While scientists have developed methods to predict aspects of fish diversity in specific river locations, a model to understand what factors may drive a comprehensive suite of fish biodiversity patterns in a large and complex system of rivers has been elusive.
Now a group of researchers, including University of Maryland ecologist William Fagan, reports success using a so-called neutral model to study fish diversity in the sprawling Mississippi-Missouri River System. Their study appears in the May 8 issue of Nature.
According to Nature, That a simple model with a minimal set of parameters can capture the observed biodiversity patterns in complex landscapes suggests that effective monitoring of environmental change is possible, and could contribute to resource management and conservation strategies.
The neutral model approach means that we do not need to have detailed knowledge about the competitive hierarchy or species interactions within a group of organisms to quantitatively reproduce a wide variety of biodiversity patterns in that system, said Fagan, co-principal investigator of the study. This 'pattern oriented modeling,' in which we simultaneously reproduce a wide variety of empirical results using a single model fit, is a powerful approach for analyzing complex systems.
Using the neutral model, in which all species are assumed to be functionally equivalent, to predict biodiversity has been controversial in ecology circles.
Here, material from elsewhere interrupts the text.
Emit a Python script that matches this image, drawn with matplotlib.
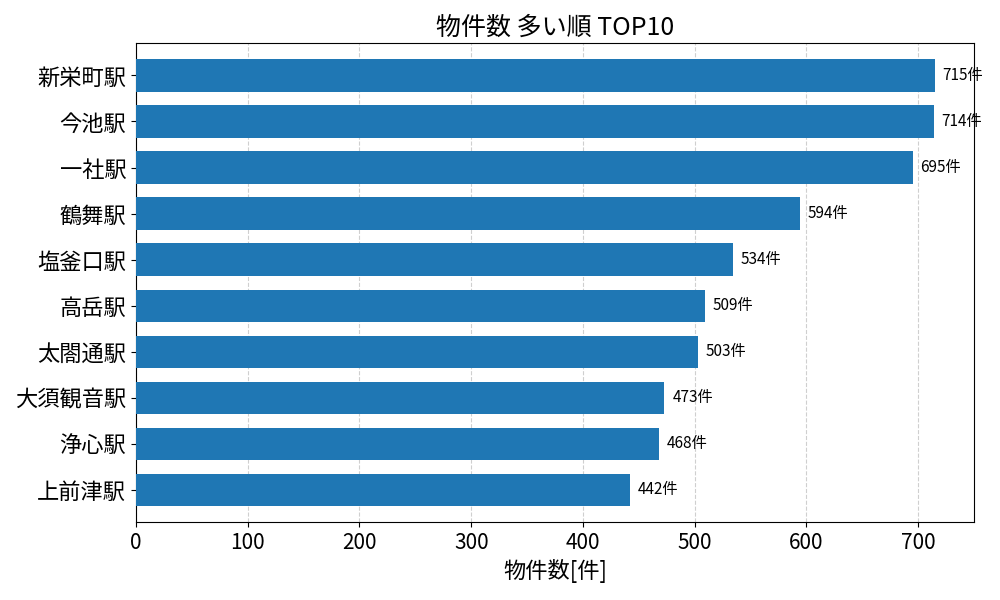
import matplotlib
matplotlib.use("Agg")
import matplotlib.pyplot as plt

plt.rcParams['font.family'] = ['Noto Sans CJK JP', 'DejaVu Sans']

stations = ["新栄町駅", "今池駅", "一社駅", "鶴舞駅", "塩釜口駅", "高岳駅", "太閤通駅", "大須観音駅", "浄心駅", "上前津駅"]
counts = [715, 714, 695, 594, 534, 509, 503, 473, 468, 442]

fig = plt.figure(figsize=(10, 6), dpi=100)
ax = fig.add_axes([0.136, 0.13, 0.838, 0.798])
ax.barh(stations[::-1], counts[::-1], height=0.7, color='#1f77b4', zorder=3)
for i, v in enumerate(counts[::-1]):
    ax.text(v + 7, i, f"{v}件", va='center', ha='left', fontsize=11)
ax.set_xlim(0, 750)
ax.set_ylim(-0.7, 9.7)
ax.grid(axis='x', linestyle='--', alpha=0.6, zorder=0)
ax.set_title("物件数 多い順 TOP10", fontsize=18)
ax.set_xlabel("物件数[件]", fontsize=16)
ax.tick_params(axis='y', labelsize=16)
ax.tick_params(axis='x', labelsize=15)
fig.savefig("out.png", dpi=100)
Neutrality is a 'hot' topic in ecology, because it flies in the face of decades of detailed studies of how species interact among themselves on local scales, says Fagan. The application of the neutral model to a complex, hierarchically structured spatial network like the Mississippi-Missouri River System is new.
With a neutral model, we can suggest that a coarse assumption of equality is an excellent starting point for large scale investigations when little species-specific information is available.
M-M River System
The Mississippi-Missouri River System was a good study area, Fagan says, because it is the largest confluent drainage system covered by the NatureServe dataset.
The fact that we can replicate key aspects of the spatial patterns of fish biodiversity from the Appalachians to the Rockies testifies to the robustness of this approach, said Fagan.
One upshot from this work, still to be vetted in other systems, is the idea that some knowledge of the branching geometry of a river network, coupled with average runoff production, can provide crucial insights into the amount and spatial distribution of freshwater biodiversity and how that biodiversity may change as discharge patterns change.